- _REQUIREMENTS_: From the records below, please print only the lines from the one containing "Clone this chart in matplotlib." through the one containing "fig.add_artist(Line2D([12 / W, 998 / W], [1 - 776", both included. Skip the pictures.

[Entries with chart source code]

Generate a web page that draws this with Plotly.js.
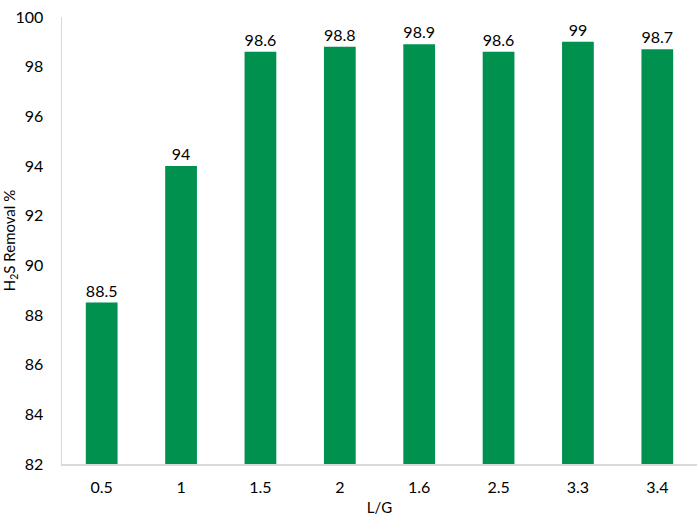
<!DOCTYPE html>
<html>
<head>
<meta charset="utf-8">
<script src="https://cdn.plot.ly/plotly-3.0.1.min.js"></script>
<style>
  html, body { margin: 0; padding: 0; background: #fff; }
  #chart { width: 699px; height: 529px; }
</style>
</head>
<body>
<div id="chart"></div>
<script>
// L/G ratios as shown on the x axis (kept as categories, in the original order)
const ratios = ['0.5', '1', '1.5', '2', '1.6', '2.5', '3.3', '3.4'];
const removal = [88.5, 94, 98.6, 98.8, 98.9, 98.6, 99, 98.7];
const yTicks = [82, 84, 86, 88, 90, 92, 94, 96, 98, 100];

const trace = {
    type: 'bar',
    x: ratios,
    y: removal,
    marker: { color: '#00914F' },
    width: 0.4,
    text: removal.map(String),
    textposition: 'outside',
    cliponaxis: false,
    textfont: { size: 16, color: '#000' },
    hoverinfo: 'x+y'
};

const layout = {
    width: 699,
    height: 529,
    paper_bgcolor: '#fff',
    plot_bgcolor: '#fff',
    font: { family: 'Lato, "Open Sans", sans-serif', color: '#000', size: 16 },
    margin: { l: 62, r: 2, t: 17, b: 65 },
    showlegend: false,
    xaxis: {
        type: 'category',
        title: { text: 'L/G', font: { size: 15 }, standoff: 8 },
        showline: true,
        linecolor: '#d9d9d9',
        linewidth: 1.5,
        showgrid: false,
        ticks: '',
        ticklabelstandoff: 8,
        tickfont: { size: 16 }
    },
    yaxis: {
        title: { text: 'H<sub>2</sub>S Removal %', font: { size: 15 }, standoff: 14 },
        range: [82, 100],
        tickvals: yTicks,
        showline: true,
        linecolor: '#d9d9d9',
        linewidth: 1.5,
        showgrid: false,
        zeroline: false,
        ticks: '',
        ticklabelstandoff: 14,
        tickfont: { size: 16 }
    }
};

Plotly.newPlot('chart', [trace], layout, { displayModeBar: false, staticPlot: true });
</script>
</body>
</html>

...

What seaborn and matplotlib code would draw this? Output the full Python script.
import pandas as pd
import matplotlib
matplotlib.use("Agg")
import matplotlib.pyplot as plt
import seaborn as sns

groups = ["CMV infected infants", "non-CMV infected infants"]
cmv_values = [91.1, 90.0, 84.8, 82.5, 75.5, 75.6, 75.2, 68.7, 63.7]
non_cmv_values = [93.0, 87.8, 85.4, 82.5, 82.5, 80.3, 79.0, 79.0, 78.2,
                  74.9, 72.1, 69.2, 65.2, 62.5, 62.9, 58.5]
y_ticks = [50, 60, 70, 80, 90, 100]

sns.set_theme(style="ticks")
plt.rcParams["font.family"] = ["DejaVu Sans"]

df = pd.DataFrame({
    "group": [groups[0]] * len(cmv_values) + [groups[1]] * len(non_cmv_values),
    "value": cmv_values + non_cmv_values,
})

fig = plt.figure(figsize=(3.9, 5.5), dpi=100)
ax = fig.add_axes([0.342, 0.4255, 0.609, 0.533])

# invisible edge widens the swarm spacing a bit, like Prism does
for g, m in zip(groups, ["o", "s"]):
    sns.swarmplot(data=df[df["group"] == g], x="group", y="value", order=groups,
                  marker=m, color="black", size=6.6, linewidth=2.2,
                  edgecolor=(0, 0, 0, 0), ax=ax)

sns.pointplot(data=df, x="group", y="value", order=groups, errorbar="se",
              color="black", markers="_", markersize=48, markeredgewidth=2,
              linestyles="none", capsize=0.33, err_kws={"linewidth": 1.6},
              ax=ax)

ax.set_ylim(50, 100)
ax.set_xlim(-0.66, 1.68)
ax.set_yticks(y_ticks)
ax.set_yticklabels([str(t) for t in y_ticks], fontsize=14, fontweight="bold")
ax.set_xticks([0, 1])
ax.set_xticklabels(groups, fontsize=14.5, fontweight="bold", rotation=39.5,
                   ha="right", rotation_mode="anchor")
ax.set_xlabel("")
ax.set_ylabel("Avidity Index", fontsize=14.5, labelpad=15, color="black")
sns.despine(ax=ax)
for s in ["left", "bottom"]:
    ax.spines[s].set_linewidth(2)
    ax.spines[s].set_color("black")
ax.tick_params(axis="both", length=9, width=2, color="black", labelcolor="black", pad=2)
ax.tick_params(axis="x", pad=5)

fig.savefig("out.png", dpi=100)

---

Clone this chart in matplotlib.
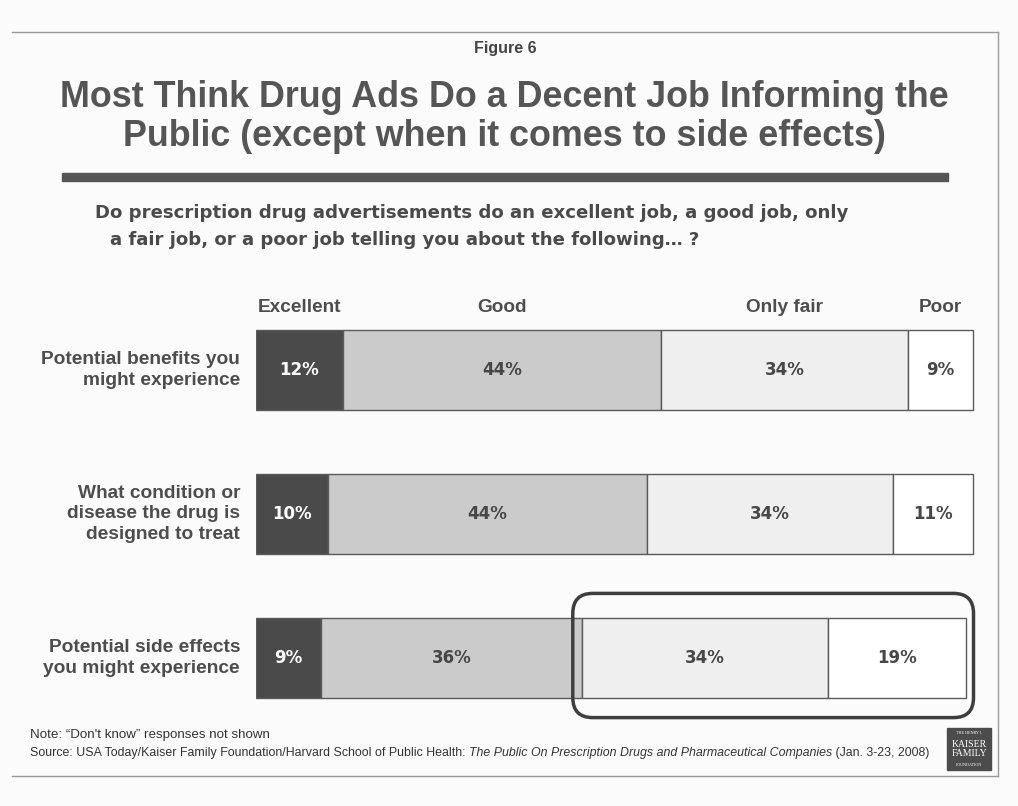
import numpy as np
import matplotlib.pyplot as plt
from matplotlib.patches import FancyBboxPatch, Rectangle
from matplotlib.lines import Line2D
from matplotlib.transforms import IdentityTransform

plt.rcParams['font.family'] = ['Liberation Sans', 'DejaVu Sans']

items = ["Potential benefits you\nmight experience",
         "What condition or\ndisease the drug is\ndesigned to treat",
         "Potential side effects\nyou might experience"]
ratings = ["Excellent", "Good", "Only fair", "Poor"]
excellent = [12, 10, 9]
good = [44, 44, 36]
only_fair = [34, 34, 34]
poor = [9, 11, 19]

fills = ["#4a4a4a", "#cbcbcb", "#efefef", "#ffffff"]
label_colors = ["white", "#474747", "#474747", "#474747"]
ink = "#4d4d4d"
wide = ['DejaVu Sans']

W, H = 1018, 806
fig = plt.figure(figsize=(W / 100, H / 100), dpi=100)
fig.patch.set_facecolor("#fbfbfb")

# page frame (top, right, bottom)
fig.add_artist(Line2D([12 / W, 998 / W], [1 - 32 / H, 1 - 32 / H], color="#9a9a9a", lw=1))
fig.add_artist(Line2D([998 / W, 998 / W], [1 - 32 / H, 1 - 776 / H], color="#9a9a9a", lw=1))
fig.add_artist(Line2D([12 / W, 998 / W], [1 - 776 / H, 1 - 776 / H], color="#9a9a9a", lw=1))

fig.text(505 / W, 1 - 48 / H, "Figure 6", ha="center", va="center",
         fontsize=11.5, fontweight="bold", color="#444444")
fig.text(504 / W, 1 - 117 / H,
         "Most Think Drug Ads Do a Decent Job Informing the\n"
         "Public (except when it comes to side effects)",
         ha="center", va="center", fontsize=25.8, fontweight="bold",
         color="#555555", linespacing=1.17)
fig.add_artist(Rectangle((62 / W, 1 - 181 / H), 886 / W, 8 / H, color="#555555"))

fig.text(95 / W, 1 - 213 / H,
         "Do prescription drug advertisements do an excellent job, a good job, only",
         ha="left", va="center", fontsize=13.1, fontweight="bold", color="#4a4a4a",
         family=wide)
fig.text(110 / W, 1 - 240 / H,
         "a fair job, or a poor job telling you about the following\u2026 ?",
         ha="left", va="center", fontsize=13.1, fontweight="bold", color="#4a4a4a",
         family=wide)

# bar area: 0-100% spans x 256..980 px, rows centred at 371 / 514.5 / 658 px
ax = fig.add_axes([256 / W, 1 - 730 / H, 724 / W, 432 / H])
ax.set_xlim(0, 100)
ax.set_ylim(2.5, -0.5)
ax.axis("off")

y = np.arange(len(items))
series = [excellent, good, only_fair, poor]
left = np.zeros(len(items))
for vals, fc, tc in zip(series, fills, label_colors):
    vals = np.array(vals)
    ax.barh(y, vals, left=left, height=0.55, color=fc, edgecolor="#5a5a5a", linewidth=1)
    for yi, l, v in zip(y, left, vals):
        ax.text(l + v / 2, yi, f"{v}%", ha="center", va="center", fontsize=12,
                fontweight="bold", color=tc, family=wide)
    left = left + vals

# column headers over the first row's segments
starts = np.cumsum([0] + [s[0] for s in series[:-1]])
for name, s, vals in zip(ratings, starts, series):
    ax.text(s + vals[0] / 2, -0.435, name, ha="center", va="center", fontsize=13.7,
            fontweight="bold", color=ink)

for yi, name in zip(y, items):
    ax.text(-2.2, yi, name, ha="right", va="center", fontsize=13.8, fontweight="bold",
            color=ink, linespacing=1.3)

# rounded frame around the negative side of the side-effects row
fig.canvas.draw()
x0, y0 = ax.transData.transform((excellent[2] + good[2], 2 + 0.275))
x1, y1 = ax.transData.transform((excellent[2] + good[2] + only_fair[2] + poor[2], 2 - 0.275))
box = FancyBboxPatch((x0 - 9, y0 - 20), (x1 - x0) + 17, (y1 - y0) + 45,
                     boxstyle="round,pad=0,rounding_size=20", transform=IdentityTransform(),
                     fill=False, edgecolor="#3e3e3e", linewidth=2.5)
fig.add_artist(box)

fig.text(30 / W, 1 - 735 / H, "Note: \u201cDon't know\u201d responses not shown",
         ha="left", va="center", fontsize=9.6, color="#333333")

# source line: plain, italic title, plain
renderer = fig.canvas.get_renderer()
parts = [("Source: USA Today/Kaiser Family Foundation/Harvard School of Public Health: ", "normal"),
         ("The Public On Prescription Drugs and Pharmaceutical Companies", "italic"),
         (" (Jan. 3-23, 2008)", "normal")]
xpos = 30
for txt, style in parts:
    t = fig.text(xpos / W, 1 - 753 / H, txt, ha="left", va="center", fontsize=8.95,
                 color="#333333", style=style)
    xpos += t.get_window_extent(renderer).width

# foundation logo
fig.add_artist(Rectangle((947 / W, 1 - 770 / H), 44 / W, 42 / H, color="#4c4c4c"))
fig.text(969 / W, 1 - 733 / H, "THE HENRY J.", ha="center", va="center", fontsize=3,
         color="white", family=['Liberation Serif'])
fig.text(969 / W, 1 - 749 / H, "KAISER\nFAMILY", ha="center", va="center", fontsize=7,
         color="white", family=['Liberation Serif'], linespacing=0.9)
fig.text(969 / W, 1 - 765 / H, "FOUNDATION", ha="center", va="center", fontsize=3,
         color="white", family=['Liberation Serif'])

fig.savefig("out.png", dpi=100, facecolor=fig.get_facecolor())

- _RIGHT ANSWER_:
Clone this chart in matplotlib.
import numpy as np
import matplotlib.pyplot as plt
from matplotlib.patches import FancyBboxPatch, Rectangle
from matplotlib.lines import Line2D
from matplotlib.transforms import IdentityTransform

plt.rcParams['font.family'] = ['Liberation Sans', 'DejaVu Sans']

items = ["Potential benefits you\nmight experience",
         "What condition or\ndisease the drug is\ndesigned to treat",
         "Potential side effects\nyou might experience"]
ratings = ["Excellent", "Good", "Only fair", "Poor"]
excellent = [12, 10, 9]
good = [44, 44, 36]
only_fair = [34, 34, 34]
poor = [9, 11, 19]

fills = ["#4a4a4a", "#cbcbcb", "#efefef", "#ffffff"]
label_colors = ["white", "#474747", "#474747", "#474747"]
ink = "#4d4d4d"
wide = ['DejaVu Sans']

W, H = 1018, 806
fig = plt.figure(figsize=(W / 100, H / 100), dpi=100)
fig.patch.set_facecolor("#fbfbfb")

# page frame (top, right, bottom)
fig.add_artist(Line2D([12 / W, 998 / W], [1 - 32 / H, 1 - 32 / H], color="#9a9a9a", lw=1))
fig.add_artist(Line2D([998 / W, 998 / W], [1 - 32 / H, 1 - 776 / H], color="#9a9a9a", lw=1))
fig.add_artist(Line2D([12 / W, 998 / W], [1 - 776 / H, 1 - 776 / H], color="#9a9a9a", lw=1))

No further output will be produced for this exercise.